14th Street: Nation’s Busiest Bus Route

The nucleus of the city and the M.T.A.’s plan is 14th Street, which stretches from the East River to the Hudson River. During the morning and evening rush between Third Avenue and Ninth Avenue, it will be limited to buses with the exception of some vehicles like delivery trucks.

The city has a goal of ensuring that buses can cross the bus corridor along 14th Street in 20 minutes, a speed rate of over 6.5 miles per hour and over 40 percent faster than buses there travel now. But some transit experts are dubious, believing that 14th Street “will saturate with buses,” said Annie Weinstock, the president of BRT International, a company that plans and designs bus rapid transit systems and that helped produce an alternate plan for 14th Street. “Buses will queue up behind one another and become a bus parking lot.”

Ms. Trottenberg said the plan for 14th Street was flexible. “If we don’t get it right from the start we can adjust,’’ she said.

Transit experts have pushed for buses to be free to speed loading and prevent gridlock. “The only way we are going to get near the capacity that the M.T.A. thinks will shift on to buses is if we do everything we can to get people onto those buses as fast as we can,” said Nick Sifuentes, executive director of the Tri-State Transportation Campaign, an advocacy group.

A spokesman for the M.T.A., Jon Weinstein, said the agency had not made any final decisions about fares.
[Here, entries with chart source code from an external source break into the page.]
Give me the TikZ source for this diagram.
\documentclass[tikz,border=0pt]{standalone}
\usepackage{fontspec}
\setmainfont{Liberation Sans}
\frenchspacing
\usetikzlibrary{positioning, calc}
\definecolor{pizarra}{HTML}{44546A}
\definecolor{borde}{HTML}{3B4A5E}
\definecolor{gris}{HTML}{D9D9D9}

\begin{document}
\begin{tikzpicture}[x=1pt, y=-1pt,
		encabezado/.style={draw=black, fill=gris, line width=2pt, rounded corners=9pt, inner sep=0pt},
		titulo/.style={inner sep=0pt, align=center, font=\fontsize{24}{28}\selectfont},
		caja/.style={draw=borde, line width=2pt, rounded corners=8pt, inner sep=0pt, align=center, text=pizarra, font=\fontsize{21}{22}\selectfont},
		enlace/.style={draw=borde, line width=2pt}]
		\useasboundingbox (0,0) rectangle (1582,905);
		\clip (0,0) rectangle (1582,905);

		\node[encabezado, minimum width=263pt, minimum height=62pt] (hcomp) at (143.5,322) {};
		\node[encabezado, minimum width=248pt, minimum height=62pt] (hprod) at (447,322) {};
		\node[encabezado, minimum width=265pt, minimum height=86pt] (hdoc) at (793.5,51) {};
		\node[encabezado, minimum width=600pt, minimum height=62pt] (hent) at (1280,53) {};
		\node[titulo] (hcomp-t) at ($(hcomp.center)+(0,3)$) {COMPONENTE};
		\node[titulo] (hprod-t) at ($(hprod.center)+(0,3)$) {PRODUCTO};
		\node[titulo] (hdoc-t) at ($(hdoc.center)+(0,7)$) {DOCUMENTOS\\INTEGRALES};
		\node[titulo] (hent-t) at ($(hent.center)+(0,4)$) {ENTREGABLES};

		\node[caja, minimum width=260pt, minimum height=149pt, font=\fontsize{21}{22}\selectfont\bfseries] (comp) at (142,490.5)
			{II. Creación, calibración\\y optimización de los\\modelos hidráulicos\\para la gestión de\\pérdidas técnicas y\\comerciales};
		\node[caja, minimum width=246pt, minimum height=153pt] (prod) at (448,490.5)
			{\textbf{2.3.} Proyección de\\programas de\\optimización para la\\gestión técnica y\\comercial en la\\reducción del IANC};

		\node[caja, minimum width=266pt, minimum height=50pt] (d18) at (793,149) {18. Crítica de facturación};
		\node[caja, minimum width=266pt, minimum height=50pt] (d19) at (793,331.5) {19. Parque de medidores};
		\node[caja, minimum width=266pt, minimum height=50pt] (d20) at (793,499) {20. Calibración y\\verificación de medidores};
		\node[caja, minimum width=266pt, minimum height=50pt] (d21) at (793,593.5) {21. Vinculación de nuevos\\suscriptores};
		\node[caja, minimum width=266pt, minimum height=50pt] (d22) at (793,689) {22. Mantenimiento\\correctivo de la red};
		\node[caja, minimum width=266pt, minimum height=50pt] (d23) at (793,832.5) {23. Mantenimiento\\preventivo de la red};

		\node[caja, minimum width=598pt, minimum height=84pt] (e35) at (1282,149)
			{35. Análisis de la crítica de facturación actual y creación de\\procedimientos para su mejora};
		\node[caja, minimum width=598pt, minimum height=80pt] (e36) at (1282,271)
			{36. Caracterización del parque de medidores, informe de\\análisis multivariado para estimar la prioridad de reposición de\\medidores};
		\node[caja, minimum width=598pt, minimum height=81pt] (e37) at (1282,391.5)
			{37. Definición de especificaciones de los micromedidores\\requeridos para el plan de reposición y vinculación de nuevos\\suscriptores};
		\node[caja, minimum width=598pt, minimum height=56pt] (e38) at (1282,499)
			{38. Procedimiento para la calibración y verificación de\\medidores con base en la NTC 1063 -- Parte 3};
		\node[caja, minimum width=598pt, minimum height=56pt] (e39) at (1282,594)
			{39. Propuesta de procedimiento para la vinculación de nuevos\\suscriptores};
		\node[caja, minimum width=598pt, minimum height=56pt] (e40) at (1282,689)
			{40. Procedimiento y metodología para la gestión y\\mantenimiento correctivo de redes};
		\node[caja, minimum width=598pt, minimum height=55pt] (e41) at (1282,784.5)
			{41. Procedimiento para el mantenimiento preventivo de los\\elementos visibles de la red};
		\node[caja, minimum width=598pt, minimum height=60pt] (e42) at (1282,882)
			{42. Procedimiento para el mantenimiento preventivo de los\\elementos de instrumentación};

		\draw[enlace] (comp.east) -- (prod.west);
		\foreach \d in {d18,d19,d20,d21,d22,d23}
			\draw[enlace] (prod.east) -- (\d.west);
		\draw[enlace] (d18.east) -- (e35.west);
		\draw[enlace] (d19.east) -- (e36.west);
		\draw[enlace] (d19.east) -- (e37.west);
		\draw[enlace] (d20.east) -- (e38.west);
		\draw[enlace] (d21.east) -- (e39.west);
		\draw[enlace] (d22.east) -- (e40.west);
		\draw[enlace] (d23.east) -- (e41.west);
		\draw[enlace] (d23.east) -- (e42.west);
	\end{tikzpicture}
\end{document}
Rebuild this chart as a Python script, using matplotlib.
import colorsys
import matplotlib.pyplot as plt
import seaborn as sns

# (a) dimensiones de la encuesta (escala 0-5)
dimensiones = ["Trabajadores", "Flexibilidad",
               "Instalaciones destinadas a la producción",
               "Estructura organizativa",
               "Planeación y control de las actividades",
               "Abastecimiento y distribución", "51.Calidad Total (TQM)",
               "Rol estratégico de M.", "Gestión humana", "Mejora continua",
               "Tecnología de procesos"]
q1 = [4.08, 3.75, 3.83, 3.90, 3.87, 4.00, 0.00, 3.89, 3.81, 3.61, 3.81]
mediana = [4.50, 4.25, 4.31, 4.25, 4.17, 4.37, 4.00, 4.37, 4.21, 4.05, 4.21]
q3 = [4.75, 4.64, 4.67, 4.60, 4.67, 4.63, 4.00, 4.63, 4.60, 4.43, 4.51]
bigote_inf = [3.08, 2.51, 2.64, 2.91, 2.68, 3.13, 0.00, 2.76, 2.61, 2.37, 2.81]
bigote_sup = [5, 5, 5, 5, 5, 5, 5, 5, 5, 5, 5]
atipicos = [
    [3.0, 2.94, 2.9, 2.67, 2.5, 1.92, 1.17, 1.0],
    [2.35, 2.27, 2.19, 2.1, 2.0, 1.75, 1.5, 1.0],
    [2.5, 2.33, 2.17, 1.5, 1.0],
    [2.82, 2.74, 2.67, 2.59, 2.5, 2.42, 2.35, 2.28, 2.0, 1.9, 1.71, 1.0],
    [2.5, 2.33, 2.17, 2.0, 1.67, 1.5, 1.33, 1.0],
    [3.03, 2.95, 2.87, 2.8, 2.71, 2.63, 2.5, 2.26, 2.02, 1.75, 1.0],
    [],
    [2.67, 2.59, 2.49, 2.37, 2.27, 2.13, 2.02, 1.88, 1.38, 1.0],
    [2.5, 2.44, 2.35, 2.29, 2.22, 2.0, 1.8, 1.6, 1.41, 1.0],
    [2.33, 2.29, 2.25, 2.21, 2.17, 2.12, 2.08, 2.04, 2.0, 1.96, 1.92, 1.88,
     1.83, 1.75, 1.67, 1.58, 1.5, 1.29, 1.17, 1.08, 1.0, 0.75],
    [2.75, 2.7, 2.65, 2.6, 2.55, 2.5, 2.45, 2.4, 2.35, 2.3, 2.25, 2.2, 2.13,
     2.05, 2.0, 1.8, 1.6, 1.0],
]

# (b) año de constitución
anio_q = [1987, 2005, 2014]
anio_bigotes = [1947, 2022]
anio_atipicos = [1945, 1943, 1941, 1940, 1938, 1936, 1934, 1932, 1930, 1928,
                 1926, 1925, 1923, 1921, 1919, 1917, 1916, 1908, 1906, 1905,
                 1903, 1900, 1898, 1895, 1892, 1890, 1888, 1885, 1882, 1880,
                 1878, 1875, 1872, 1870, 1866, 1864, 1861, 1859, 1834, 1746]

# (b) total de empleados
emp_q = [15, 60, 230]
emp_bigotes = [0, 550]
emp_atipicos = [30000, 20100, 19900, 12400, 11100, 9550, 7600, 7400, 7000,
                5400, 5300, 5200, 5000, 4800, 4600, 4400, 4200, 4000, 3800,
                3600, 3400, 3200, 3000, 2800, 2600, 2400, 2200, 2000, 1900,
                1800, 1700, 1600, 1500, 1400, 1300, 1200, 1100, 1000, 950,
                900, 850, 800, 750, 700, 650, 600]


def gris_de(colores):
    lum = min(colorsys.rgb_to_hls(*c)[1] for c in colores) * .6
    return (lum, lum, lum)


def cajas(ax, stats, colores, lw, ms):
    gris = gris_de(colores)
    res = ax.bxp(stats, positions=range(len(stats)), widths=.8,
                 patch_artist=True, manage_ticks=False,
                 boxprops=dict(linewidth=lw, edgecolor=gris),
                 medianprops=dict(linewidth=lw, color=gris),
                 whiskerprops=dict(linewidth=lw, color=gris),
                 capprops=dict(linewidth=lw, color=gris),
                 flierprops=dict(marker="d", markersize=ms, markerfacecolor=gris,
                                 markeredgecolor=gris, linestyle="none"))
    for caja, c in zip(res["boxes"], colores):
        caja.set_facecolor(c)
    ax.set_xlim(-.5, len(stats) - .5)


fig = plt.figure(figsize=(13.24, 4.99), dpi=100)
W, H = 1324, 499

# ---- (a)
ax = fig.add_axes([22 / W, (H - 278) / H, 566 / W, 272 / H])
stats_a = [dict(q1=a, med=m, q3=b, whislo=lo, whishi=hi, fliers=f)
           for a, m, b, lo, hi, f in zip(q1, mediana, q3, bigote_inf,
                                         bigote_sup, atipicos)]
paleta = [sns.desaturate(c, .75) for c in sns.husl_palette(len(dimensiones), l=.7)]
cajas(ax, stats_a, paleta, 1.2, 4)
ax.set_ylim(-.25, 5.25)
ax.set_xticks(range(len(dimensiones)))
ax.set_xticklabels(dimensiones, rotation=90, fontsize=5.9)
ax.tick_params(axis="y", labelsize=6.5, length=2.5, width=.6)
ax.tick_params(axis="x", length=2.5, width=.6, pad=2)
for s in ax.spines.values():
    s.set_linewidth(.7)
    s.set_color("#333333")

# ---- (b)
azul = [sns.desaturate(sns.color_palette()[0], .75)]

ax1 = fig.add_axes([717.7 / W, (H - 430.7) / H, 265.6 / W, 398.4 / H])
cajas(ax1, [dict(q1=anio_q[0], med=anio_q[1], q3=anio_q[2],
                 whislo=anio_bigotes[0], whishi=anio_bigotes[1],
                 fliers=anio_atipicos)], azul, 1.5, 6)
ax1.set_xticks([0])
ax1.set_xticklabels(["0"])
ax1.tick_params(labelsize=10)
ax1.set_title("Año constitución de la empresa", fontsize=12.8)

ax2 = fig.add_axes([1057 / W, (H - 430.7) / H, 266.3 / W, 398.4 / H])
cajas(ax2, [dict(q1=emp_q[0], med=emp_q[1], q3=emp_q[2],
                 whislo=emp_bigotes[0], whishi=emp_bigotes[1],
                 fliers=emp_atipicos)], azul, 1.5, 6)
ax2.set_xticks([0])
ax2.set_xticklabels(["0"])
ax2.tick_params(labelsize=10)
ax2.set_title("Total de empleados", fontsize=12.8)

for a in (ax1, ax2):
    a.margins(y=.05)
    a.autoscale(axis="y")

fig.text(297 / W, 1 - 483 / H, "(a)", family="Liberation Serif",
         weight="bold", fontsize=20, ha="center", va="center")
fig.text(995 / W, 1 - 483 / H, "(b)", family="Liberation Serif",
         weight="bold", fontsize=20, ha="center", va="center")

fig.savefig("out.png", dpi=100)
Businesses have already begun making plans for the shutdown, including shifting deliveries to overnight to avoid the crush, said Jennifer Falk, executive director of the Union Square Partnership, the business improvement district for the area. On the other hand, some retailers are looking forward to the flood of new commuters. “There are tens of thousands of people who will experience the ground floor retail on 14th Street who would never come above ground before,” Ms. Falk said.